How do I raise or lower my LSI?

LSI rises with higher pH, alkalinity, calcium, and temperature, and falls when any of those drop. To raise a corrosive (negative) LSI, the usual levers are increasing alkalinity (sodium bicarbonate) or calcium hardness (calcium chloride). To lower a scaling (positive) LSI, lower pH with acid first — it’s the fastest, safest lever. Change one factor at a time and re-test.

Why does water temperature change the LSI?

Calcium carbonate is less soluble in warm water, so warmer water scales more easily — a heated spa at 100 °F can be scaling at the same chemistry that’s perfectly balanced in a 60 °F pool. That’s why the same pool can swing from corrosive in winter to scaling in summer, and why temperature is part of the formula.

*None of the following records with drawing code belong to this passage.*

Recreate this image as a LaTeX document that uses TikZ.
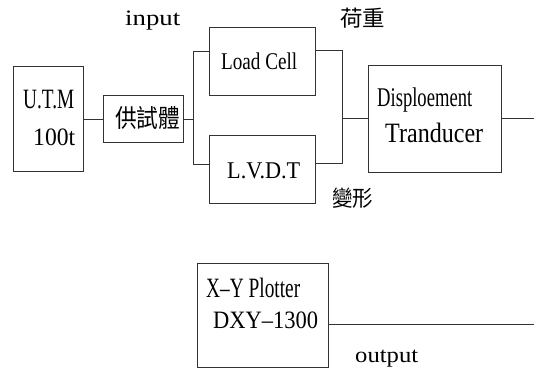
\documentclass[tikz,border=0pt]{standalone}
\usepackage{fontspec}
\setmainfont{Liberation Serif}
\newfontfamily\cjk{Noto Sans CJK TC}
\usepackage{graphicx}
\newcommand\fitw[3]{\resizebox{#1pt}{\height}{\fontsize{#2pt}{#2pt}\selectfont #3}}
\tikzset{
  box/.style={draw=black!80, line width=0.9pt, inner sep=0pt, minimum width=#1},
  wire/.style={draw=black!80, line width=0.9pt},
  lbl/.style={inner sep=0pt, anchor=base west},
  cjklbl/.style={inner sep=0pt, anchor=west, font=\cjk}
}
\begin{document}
\begin{tikzpicture}[x=1pt,y=-1pt]
\useasboundingbox (0,0) rectangle (534,368);
% boxes
\node[box=70pt, minimum height=105pt] (utm) at (48,119) {};
\node[box=80pt, minimum height=47pt] (spec) at (143,119) {};
\node[box=106pt, minimum height=68pt] (load) at (262,61) {};
\node[box=106pt, minimum height=68pt] (lvdt) at (262,169) {};
\node[box=133pt, minimum height=107pt] (disp) at (434.5,118.5) {};
\node[box=131pt, minimum height=104pt] (xy) at (262.5,315) {};
% labels
\node[lbl] (tutm) at (23,108) {\fitw{51}{28}{U.T.M}};
\node[lbl] (tcap) at (33,145) {\fitw{42}{25}{100t}};
\node[cjklbl] (tspec) at (115,118) {\fitw{65}{25}{供試體}};
\node[lbl] (tload) at (221,69) {\fitw{76}{24}{Load Cell}};
\node[lbl] (tlvdt) at (227,178) {\fitw{73}{24}{L.V.D.T}};
\node[lbl] (tdisp) at (377,106) {\fitw{95}{27}{Disploement}};
\node[lbl] (ttran) at (385,142) {\fitw{98}{28}{Tranducer}};
\node[lbl] (txy) at (206,297) {\fitw{94}{28}{X–Y Plotter}};
\node[lbl] (tdxy) at (213,328) {\fitw{105}{25}{DXY–1300}};
\node[lbl] (tin) at (125,25) {\fitw{55}{22}{input}};
\node[lbl] (tout) at (355,362) {\fitw{63}{22}{output}};
\node[cjklbl] (tload2) at (340,18) {\fitw{45}{22}{荷重}};
\node[cjklbl] (tdef) at (332,198) {\fitw{41}{22}{變形}};
% connector points
\coordinate (sp) at (193,119);
\coordinate (sp1) at (193,51);
\coordinate (sp2) at (193,164);
\coordinate (mj) at (342,118);
\coordinate (mj1) at (342,50);
\coordinate (mj2) at (342,163);
\coordinate (o1) at (534,118);
\coordinate (o2) at (534,324);
% connectors
\draw[wire] (utm.east) -- (spec.west);
\draw[wire] (spec.east) -- (sp);
\draw[wire] (sp1 -| load.west) -- (sp1) -- (sp2) -- (sp2 -| lvdt.west);
\draw[wire] (mj1 -| load.east) -- (mj1) -- (mj2) -- (mj2 -| lvdt.east);
\draw[wire] (mj) -- (mj -| disp.west);
\draw[wire] (o1 -| disp.east) -- (o1);
\draw[wire] (o2 -| xy.east) -- (o2);
\end{tikzpicture}
\end{document}
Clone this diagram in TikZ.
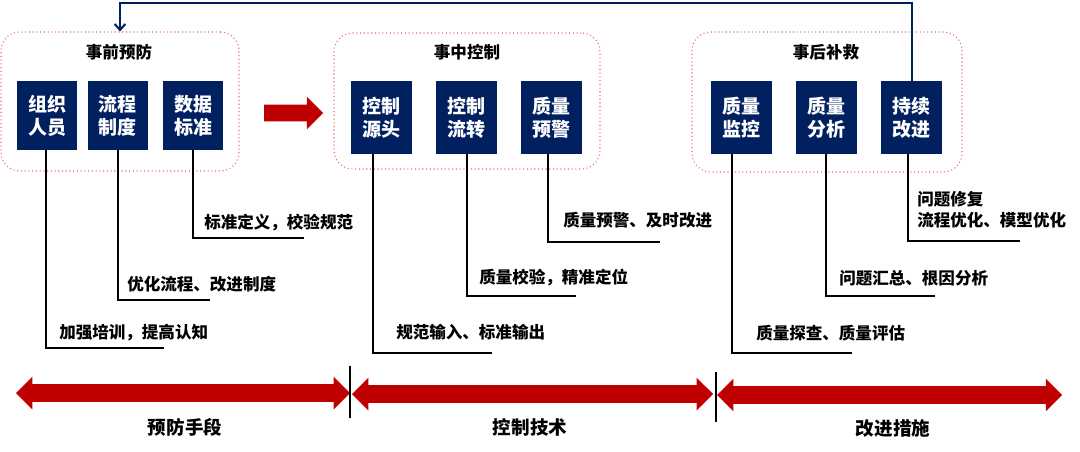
\documentclass[tikz,border=0pt]{standalone}
\usepackage{fontspec}
\setmainfont{Noto Sans CJK SC}
\usetikzlibrary{shapes.arrows,arrows.meta}
\definecolor{navy}{RGB}{0,32,96}
\definecolor{darkred}{RGB}{192,0,0}
\definecolor{pinkline}{RGB}{228,108,108}

\begin{document}
\begin{tikzpicture}[x=0.75pt, y=-0.75pt,
  grp/.style={rectangle, draw=pinkline, dotted, line width=0.8pt, rounded corners=14pt},
  box/.style={rectangle, fill=navy, text=white, align=center, inner sep=0pt,
    font=\fontsize{14.25}{17.25}\selectfont\bfseries},
  ttl/.style={font=\fontsize{12.4}{15}\selectfont\bfseries},
  lbl/.style={anchor=west, inner sep=0pt, align=left,
    font=\fontsize{12.4}{15.75}\selectfont\bfseries},
  con/.style={draw=black, line width=1.5pt},
  fb/.style={draw=navy, line width=1.5pt, -{Straight Barb[length=4.5pt,width=8pt]}},
  bar/.style={double arrow, fill=darkred, inner xsep=0pt, inner ysep=6.4pt,
    double arrow head extend=5.6pt},
  seg/.style={font=\fontsize{13.9}{16}\selectfont\bfseries}]
\useasboundingbox (0,0) rectangle (1080,451);

% three stages
\node[grp, minimum width=178.5pt, minimum height=104.25pt] (g1) at (120,101.5) {};
\node[grp, minimum width=199.5pt, minimum height=102pt] (g2) at (467,101) {};
\node[grp, minimum width=202.5pt, minimum height=105pt] (g3) at (827,102) {};
\node[ttl] (t1) at (119,52) {事前预防};
\node[ttl] (t2) at (467,52) {事中控制};
\node[ttl] (t3) at (826,52) {事后补救};

\node[box, minimum width=45pt, minimum height=51.75pt] (b11) at (47,115.5) {组织\\人员};
\node[box, minimum width=45pt, minimum height=51.75pt] (b12) at (117.5,115.5) {流程\\制度};
\node[box, minimum width=45pt, minimum height=51.75pt] (b13) at (193,115.5) {数据\\标准};
\node[box, minimum width=45.75pt, minimum height=54.75pt] (b21) at (381.5,117.5) {控制\\源头};
\node[box, minimum width=45.75pt, minimum height=54.75pt] (b22) at (466.5,117.5) {控制\\流转};
\node[box, minimum width=45.75pt, minimum height=54.75pt] (b23) at (551.5,117.5) {质量\\预警};
\node[box, minimum width=45.75pt, minimum height=54.75pt] (b31) at (741,117.5) {质量\\监控};
\node[box, minimum width=45.75pt, minimum height=54.75pt] (b32) at (826,117.5) {质量\\分析};
\node[box, minimum width=45.75pt, minimum height=54.75pt] (b33) at (911.5,117.5) {持续\\改进};

\node[single arrow, fill=darkred, inner xsep=0pt, inner ysep=6pt,
  single arrow head extend=6pt, minimum height=44.25pt] (go) at (289.5,113) {};

% feedback
\coordinate (top) at (500,3);
\draw[fb] (b33.north) |- (top) -| (g1.north);

% labels
\node[lbl] (l11) at (59,333) {加强培训，提高认知};
\node[lbl] (l12) at (127,284) {优化流程、改进制度};
\node[lbl] (l13) at (204,223) {标准定义，校验规范};
\node[lbl] (l21) at (396,332) {规范输入、标准输出};
\node[lbl] (l22) at (479,278) {质量校验，精准定位};
\node[lbl] (l23) at (563,220) {质量预警、及时改进};
\node[lbl] (l31) at (756,333) {质量探查、质量评估};
\node[lbl] (l32) at (839,278) {问题汇总、根因分析};
\node[lbl] (l33) at (917,210) {问题修复\\流程优化、模型优化};

\coordinate (k11) at (46,348);  \coordinate (e11) at (164,348);
\coordinate (k12) at (118,300); \coordinate (e12) at (210,300);
\coordinate (k13) at (193,238); \coordinate (e13) at (304,238);
\coordinate (k21) at (373,353); \coordinate (e21) at (492,353);
\coordinate (k22) at (467,296); \coordinate (e22) at (576,296);
\coordinate (k23) at (548,242); \coordinate (e23) at (660,242);
\coordinate (k31) at (732,353); \coordinate (e31) at (852,353);
\coordinate (k32) at (826,296); \coordinate (e32) at (935,296);
\coordinate (k33) at (908,241); \coordinate (e33) at (1020,241);
\draw[con] (k11 |- b11.south) -- (k11) -- (e11);
\draw[con] (k12 |- b12.south) -- (k12) -- (e12);
\draw[con] (k13 |- b13.south) -- (k13) -- (e13);
\draw[con] (k21 |- b21.south) -- (k21) -- (e21);
\draw[con] (k22 |- b22.south) -- (k22) -- (e22);
\draw[con] (k23 |- b23.south) -- (k23) -- (e23);
\draw[con] (k31 |- b31.south) -- (k31) -- (e31);
\draw[con] (k32 |- b32.south) -- (k32) -- (e32);
\draw[con] (k33 |- b33.south) -- (k33) -- (e33);

% bottom bars
\node[bar, minimum height=250.5pt] (a1) at (183,393) {};
\node[bar, minimum height=270.75pt] (a2) at (532.5,394) {};
\node[bar, minimum height=258.75pt] (a3) at (889.5,395) {};
\draw[line width=1.2pt] (350,366) -- (350,418);
\draw[line width=1.2pt] (716,372) -- (716,422);
\node[seg] (s1) at (185,427) {预防手段};
\node[seg] (s2) at (530,427) {控制技术};
\node[seg] (s3) at (893,428) {改进措施};
\end{tikzpicture}
\end{document}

Is the LSI different for saltwater pools?

The chemistry is identical, but saltwater pools carry more total dissolved solids, which slightly shifts the constant in the formula (12.2 instead of 12.1). Toggle “Saltwater” above and the calculator accounts for it. Salt cells also tend to drive pH up over time, so salt pools are especially prone to scaling if you don’t keep pH and alkalinity in check.

How often should I check my pool’s LSI?

For most pools, recompute the LSI whenever you do a full water test — about once a week in swim season, and any time you add a chemical that moves pH, alkalinity, or calcium. Because temperature is part of the index, it’s also worth re-checking at the seasonal extremes: the same chemistry that’s balanced in spring can turn scaling in the heat of summer or corrosive in cold water. Heated pools and spas, which run warm and lose pH control faster, deserve a more frequent look.

Does the LSI matter for vinyl-liner and fiberglass pools?

It matters most for plaster, pebble, tile, and grouted surfaces, because a negative (corrosive) LSI literally dissolves the calcium out of them. Vinyl-liner and fiberglass pools have no cement surface to protect, so they tolerate a low LSI better — but balance still matters: a scaling (positive) LSI deposits calcium on the liner, ladders, heater, and salt cell, and corrosive water still attacks metal parts and equipment. Keeping the LSI near zero protects the equipment even when the shell itself is forgiving.

What happens if I ignore a bad LSI?

Unbalanced water does its damage slowly, then suddenly. Sustained corrosive (negative) water etches and roughens plaster, dissolves grout, pits metal, and can leave the water permanently cloudy as it leaches calcium. Sustained scaling (positive) water lays down hard calcium-carbonate deposits on surfaces, inside heaters and filters, and on salt cells, cutting their efficiency and lifespan. Neither is an emergency on day one, but months out of range lead to expensive resurfacing and equipment repairs — which is exactly what keeping the LSI between −0.3 and +0.3 prevents.